A protects clause uses ProtectsPropertyKind, which accepts the description keyword or any identifier, followed by an optional value. This keeps the value-bearing form protects shape PreserveInline while also allowing the valueless protects description. Adding a literal such as 'shape' here would reserve it as a global keyword and break identifiers (module segments like shape.generated.ast), so only the already-reserved description keyword is listed.

A guards clause is a choice between 'on_change' 'require' ContextTypeName and 'forbid' 'transform' ID, and a ModifyFunctionChange carries an optional TransformDecl ('transform' ID (',' ID)*) after its shape-trait list. The transform keyword is new; it is safe to add because no identifier in the model uses it as a name.

Typed review governance adds three more keywords: top-level RoleDecl ('role' ID) and PolicyDecl ('policy' ID '{' RequireApproverDecl* '}'), plus a valueless SensitiveDecl ('sensitive') as a memory member. Reserving role, policy, and sensitive means they can no longer be used as bare lowercase identifiers (module segments or function names); PascalCase names such as Policy are unaffected.

User-defined context obligations add a RequireContextDecl trait member ('require_context' ID '<' ID '>' ('satisfied_by' ContextObjectKind ('or' ContextObjectKind)*)?), reserving require_context and satisfied_by. Each new keyword must also be added to SHAPE_RESERVED_WORDS in ast-generation-utils.ts; the “reserved words cover every ID-shaped grammar keyword” test enforces this so the AST generator never emits an unparsable bare keyword.

Memory-guard members are grouped blocks (ProtectsBlock, GuardsBlock, WhoBlock, WhenBlock, reserving who) in RationaleMember/MemoryMember. This is the only guard-member syntax — the earlier flat ProtectsDecl/GuardDecl (and bare top-level owner/review_by) members were removed, so there is one canonical on-disk form. The checker lowers block entries into the shared context info, and the formatter aggregates repeated blocks of the same kind into one.

ProtectsBlock entries are comma-separated, because a ProtectsEntry’s optional value would otherwise swallow the next entry’s keyword. GuardsBlock entries are self-delimiting (each starts with on_change or forbid). WhoBlock/WhenBlock hold a single optional OwnerDecl/ReviewByDecl, matching the single-valued lowering so the formatter cannot reorder repeated entries into a different document-order winner.

After grammar edits, run:

Terminal window
bun run langium:generate

Generated files live under packages/shp-checker/src/language/generated/.

Do not hand-edit generated files. Change the grammar, regenerate, and then update parser, formatter, checker, editor, authoring, and docs code that depends on the new AST shape.

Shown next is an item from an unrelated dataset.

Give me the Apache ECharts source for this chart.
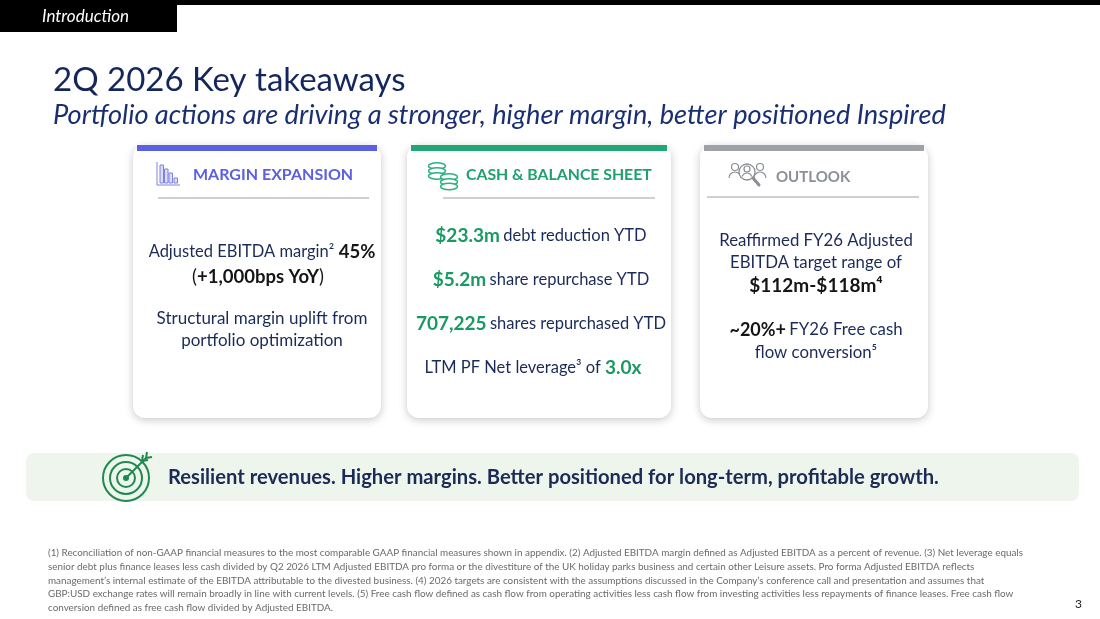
<!DOCTYPE html>
<html><head><meta charset="utf-8">
<script src="https://cdn.jsdelivr.net/npm/echarts@6/dist/echarts.min.js"></script>
<style>html,body{margin:0;padding:0;background:#fff}#c{width:1100px;height:619px}</style>
</head><body><div id="c"></div>
<script>
// ---- content data ----
var sectionLabel = 'Introduction';
var titleText = '2Q 2026 Key takeaways';
var subtitleText = 'Portfolio actions are driving a stronger, higher margin, better positioned Inspired';
var cardTitles = ['MARGIN EXPANSION', 'CASH & BALANCE SHEET', 'OUTLOOK'];
var cardAccent = ['#5b60e3', '#1fa874', '#9da1a8'];
var marginValue = '45%';
var marginChange = '+1,000bps YoY';
var marginNote = ['Structural margin uplift from', 'portfolio optimization'];
var cashValues = ['$23.3m', '$5.2m', '707,225'];
var cashLabels = ['debt reduction YTD', 'share repurchase YTD', 'shares repurchased YTD'];
var leverageValue = '3.0x';
var outlookRange = '$112m-$118m';
var outlookConversion = '~20%+';
var bannerText = 'Resilient revenues. Higher margins. Better positioned for long-term, profitable growth.';
var footnotes = [
 '(1) Reconciliation of non-GAAP financial measures to the most comparable GAAP financial measures shown in appendix. (2) Adjusted EBITDA margin defined as Adjusted EBITDA as a percent of revenue. (3) Net leverage equals',
 'senior debt plus finance leases less cash divided by Q2 2026 LTM Adjusted EBITDA pro forma or the divestiture of the UK holiday parks business and certain other Leisure assets. Pro forma Adjusted EBITDA reflects',
 'management\u2019s internal estimate of the EBITDA attributable to the divested business. (4) 2026 targets are consistent with the assumptions discussed in the Company\u2019s conference call and presentation and assumes that',
 'GBP:USD exchange rates will remain broadly in line with current levels. (5) Free cash flow defined as cash flow from operating activities less cash flow from investing activities less repayments of finance leases. Free cash flow',
 'conversion defined as free cash flow divided by Adjusted EBITDA.'
];
var pageNumber = '3';

// ---- layout ----
var F = 'Lato, "Open Sans", sans-serif';
var NAVY = '#1b2b58';
var GREEN = '#1a9a62';
var BLACK = '#151515';
var cards = [
  {x:133, w:248},
  {x:407, w:264},
  {x:700, w:228}
];
var g = [];
function txt(x, y, text, font, fill, align){
  g.push({type:'text', x:x, y:y, z:10, style:{text:text, font:font, fill:fill, textAlign:align||'left', textVerticalAlign:'middle'}});
}
function rich(x, y, text, richDef){
  g.push({type:'text', x:x, y:y, z:10, style:{text:text, rich:richDef, textAlign:'center', textVerticalAlign:'middle'}});
}
// top bar
g.push({type:'rect', shape:{x:0,y:0,width:1100,height:5}, style:{fill:'#000'}});
g.push({type:'rect', shape:{x:0,y:0,width:177,height:32}, style:{fill:'#000'}});
txt(42, 17, sectionLabel, 'italic 17px '+F, '#fff');
// titles
txt(53, 80, titleText, '33px '+F, '#14275c');
txt(53, 115, subtitleText, 'italic 27.2px '+F, '#1a2f72');
// cards
cards.forEach(function(c, i){
  g.push({type:'rect', shape:{x:c.x,y:145,width:c.w,height:273,r:12}, z:1,
    style:{fill:'#fff', shadowBlur:8, shadowOffsetY:2, shadowColor:'rgba(0,0,0,0.22)'}});
  g.push({type:'rect', shape:{x:c.x+4,y:145,width:c.w-8,height:6}, z:2, style:{fill:cardAccent[i]}});
});
// dividers
g.push({type:'line', shape:{x1:158,y1:198,x2:369,y2:198}, style:{stroke:'#a0a0a0', lineWidth:1}, z:3});
g.push({type:'line', shape:{x1:443,y1:198,x2:655,y2:198}, style:{stroke:'#a0a0a0', lineWidth:1}, z:3});
g.push({type:'line', shape:{x1:707,y1:197,x2:919,y2:197}, style:{stroke:'#a0a0a0', lineWidth:1}, z:3});
// headers
txt(193, 175, cardTitles[0], 'bold 16px '+F, cardAccent[0]);
txt(466, 175, cardTitles[1], 'bold 15.8px '+F, '#1fa06e');
txt(776, 177, cardTitles[2], 'bold 15px '+F, '#8b9097');
// icon: bar chart
var ic = '#7f82de';
g.push({type:'polyline', shape:{points:[[157,162],[157,185],[180,185]]}, style:{stroke:ic, lineWidth:1, fill:null}, z:5});
[[160,165],[164.5,169],[169,173],[174,178]].forEach(function(b){
  g.push({type:'rect', shape:{x:b[0],y:b[1],width:3.5,height:183-b[1]}, style:{stroke:ic, lineWidth:1, fill:'#dcdcf5'}, z:5});
});
// icon: coins
var gc = '#2bb07f';
[[437,166],[437,171],[437,176],[449,177],[449,182],[449,186.5]].forEach(function(e){
  g.push({type:'ellipse', shape:{cx:e[0],cy:e[1],rx:8.5,ry:3.2}, style:{stroke:gc, lineWidth:1.5, fill:'#fff'}, z:5});
});
// icon: people / magnifier
var pc = '#8b8f95';
g.push({type:'circle', shape:{cx:735,cy:167,r:3.5}, style:{stroke:pc, fill:'#fff', lineWidth:1.2}, z:5});
g.push({type:'circle', shape:{cx:760,cy:167,r:3.5}, style:{stroke:pc, fill:'#fff', lineWidth:1.2}, z:5});
g.push({type:'arc', shape:{cx:735,cy:178,r:6,startAngle:Math.PI,endAngle:Math.PI*2}, style:{stroke:pc, fill:null, lineWidth:1.2}, z:5});
g.push({type:'arc', shape:{cx:760,cy:178,r:6,startAngle:Math.PI,endAngle:Math.PI*2}, style:{stroke:pc, fill:null, lineWidth:1.2}, z:5});
g.push({type:'circle', shape:{cx:747,cy:172,r:8}, style:{stroke:pc, fill:'#fff', lineWidth:1.3}, z:6});
g.push({type:'circle', shape:{cx:747,cy:169,r:3}, style:{stroke:pc, fill:'#fff', lineWidth:1.2}, z:7});
g.push({type:'arc', shape:{cx:747,cy:178,r:5,startAngle:Math.PI*1.1,endAngle:Math.PI*1.9}, style:{stroke:pc, fill:null, lineWidth:1.2}, z:7});
g.push({type:'line', shape:{x1:753,y1:178,x2:759,y2:185}, style:{stroke:pc, lineWidth:3, lineCap:'round'}, z:6});
// card 1 content
rich(262, 252, '{n|Adjusted EBITDA margin\u00b2}{b| '+marginValue+'}', {
  n:{font:'16.5px '+F, fill:NAVY}, b:{font:'bold 18.5px '+F, fill:BLACK}});
rich(258, 277, '{n|(}{b|'+marginChange+'}{n|)}', {
  n:{font:'18.5px '+F, fill:BLACK}, b:{font:'bold 18.5px '+F, fill:BLACK}});
txt(262, 319, marginNote[0], '17px '+F, NAVY, 'center');
txt(262, 341, marginNote[1], '17px '+F, NAVY, 'center');
// card 2 content
var cashY = [236, 280, 324];
cashValues.forEach(function(v, i){
  rich(541, cashY[i], '{g|'+v+'} {n|'+cashLabels[i]+'}', {
    g:{font:'bold 19px '+F, fill:GREEN}, n:{font:'16.5px '+F, fill:NAVY}});
});
rich(533, 368, '{n|LTM PF Net leverage\u00b3 of }{g|'+leverageValue+'}', {
  g:{font:'bold 19px '+F, fill:GREEN}, n:{font:'16.5px '+F, fill:NAVY}});
// card 3 content
txt(816, 241, 'Reaffirmed FY26 Adjusted', '16.8px '+F, NAVY, 'center');
txt(816, 263, 'EBITDA target range of', '16.8px '+F, NAVY, 'center');
txt(816, 286, outlookRange+'\u2074', 'bold 19px '+F, BLACK, 'center');
rich(816, 330, '{b|'+outlookConversion+'} {n|FY26 Free cash}', {
  b:{font:'bold 18px '+F, fill:BLACK}, n:{font:'16.8px '+F, fill:NAVY}});
txt(816, 353, 'flow conversion\u2075', '16.8px '+F, NAVY, 'center');
// banner
g.push({type:'rect', shape:{x:26,y:453,width:1053,height:48,r:8}, style:{fill:'#eef5ec'}, z:1});
var tg = '#1f8a4f';
[23,16,9].forEach(function(r){
  g.push({type:'circle', shape:{cx:126,cy:478,r:r}, style:{stroke:tg, fill:null, lineWidth:2}, z:5});
});
g.push({type:'circle', shape:{cx:126,cy:478,r:3}, style:{fill:tg}, z:5});
g.push({type:'line', shape:{x1:127,y1:477,x2:146,y2:458}, style:{stroke:tg, lineWidth:2}, z:6});
g.push({type:'polyline', shape:{points:[[143,455],[142,461],[148,460]]}, style:{stroke:tg, lineWidth:2, fill:null}, z:6});
g.push({type:'polyline', shape:{points:[[147,452],[146,458],[152,457]]}, style:{stroke:tg, lineWidth:2, fill:null}, z:6});
txt(168, 477, bannerText, 'bold 20.2px '+F, '#1b2b55');
// footnotes
footnotes.forEach(function(l, i){
  txt(48, 553 + i*13.7, l, '9.9px '+F, '#6a6a6a');
});
txt(1082, 604, pageNumber, '12px '+F, '#222', 'right');

var chart = echarts.init(document.getElementById('c'), null, {renderer:'canvas'});
chart.setOption({backgroundColor:'#fff', animation:false, graphic:{elements:g}});
</script>
</body></html>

When changing the grammar, make the corresponding semantic and tooling changes in the same branch:

  • Add or update parser tests for the syntax.
  • Update formatter output so diffs stay canonical.
  • Lower new semantic concepts into facts or internal indexes.
  • Add rule checks only if the syntax has semantic meaning.
  • Add or update bindings when the syntax affects docs, CLI behavior, or other review surfaces.
  • Add editor completions or hovers if the construct is user-facing.
  • Update docs with a valid example and, when needed, shape no-verify for partial snippets.
  • Run bun run langium:generate, bun test, bun run docs:check, and bun run typecheck.

The grammar is the first contract users meet. Keep it explicit, stable, and easy to explain.